The written critique is the single most important responsibility of an MMTA judge. It provides the student with a tangible record of the audition and it may affect and influence the student's development for years to come.  


A great critique is nurturing

A great critique is always respectful and kind. Set a positive tone by including positive opening and closing comments on every critique. Remember that words can inspire or deeply wound, and that children have long memories. Every performance has some element to commend—even if it is only having the courage to take on the challenge of the audition. For example: In the event of a memory lapse, how well a student deals with a lapse should be given as much weight as the lapse itself.

A great critique balances objective criticism with words of encouragement. Teachers, parents, and students look to the critique for indications that the student's accomplishments are being measured against a reliable standard of excellence, but also for words that will motivate the student toward greater challenges and future progress. Let your words assure the student that they are capable of taking the manageable next steps that you suggest, and give them the spark of desire to grow courageously as musicians. 


A great critique is specific

A great critique is descriptive and specific, providing a clear picture of what happened at the event. Your comments should demonstrate a thorough knowledge of the literature and performance practices of the style/era/genre of the repertoire performed. Balance comments about details with a general summary of overall performance vitality and expressiveness.

Remember: You can't say everything about a piece or a particular performance. Focus on a few important aspects of the performance, particularly elements that define the stylistic or expressive nature of the piece.

To provide positive reinforcement, use phrases such as:

I liked…

I enjoyed…

I appreciated…

Congratulations on…

Bravo for…


To describe what you heard, use phrases such as:

Your playing is…

Your performance was…

Today it sounded like…

Today, at measure…

Today, the B section was…


To provide ideas for growth, use phrases such as:

I would like to hear more…

Listen for…

How do you think it would sound if…

What if you tried…

You might want to…

Your next step could be…

I'd encourage you to experiment with... 


A great critique is fair

A great critique is always fair to the student and teacher. Evaluate the performance you hear—not the performer or the choice of repertoire. A good assessment will not assume anything about the student's preparation or potential. When unsure, give the student the benefit of the doubt. Be open to musical interpretations and technique that may be different from your own. Is the performance convincing, vibrant, and expressive on its own terms? Accept editorial markings indicated by the teacher, and make comments on how well the student executed the given plan.

In the event that you feel strongly that the performance, interpretation, or editorial markings indicate a misunderstanding of style or performance practice, direct comments to the teacher on a Post-it® note. When commenting to the student, support the teacher. If you do address the teacher, be gentle and respectful. Let your words leave room for an honest difference of opinion between colleagues. (Example: "My understanding of performance practice in this style/genre is…") 

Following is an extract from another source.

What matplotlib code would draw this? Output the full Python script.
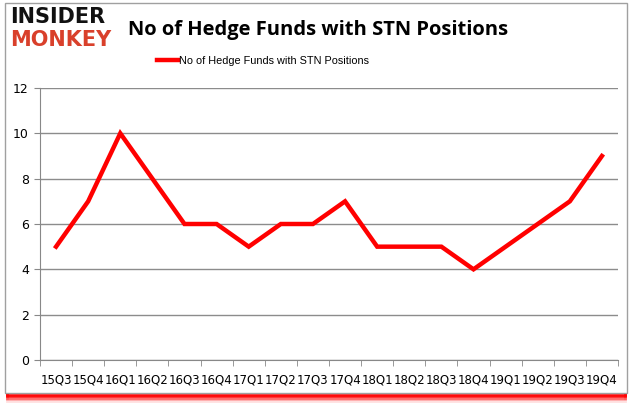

A great critique is valuable

Use age-appropriate language. Very young students appreciate critiques that are printed rather than written in cursive style. Avoid slang or idioms that are less than professional. Do choose language that communicates clearly without being overly formal or overly academic. The most brilliant and nurturing words will be of no use to the student if the critique cannot be read. Your handwriting and signature must be legible. Your insightful and well-written critique, as well as your professional and welcoming demeanor, makes the event a motivating one—an experience students will want to repeat.

Finally, a great critique will be worth the investment of time and effort of the student, parent, and teacher. Make sure your comments provide both the quantity and quality of feedback that is worth the price of their time and the registration fee.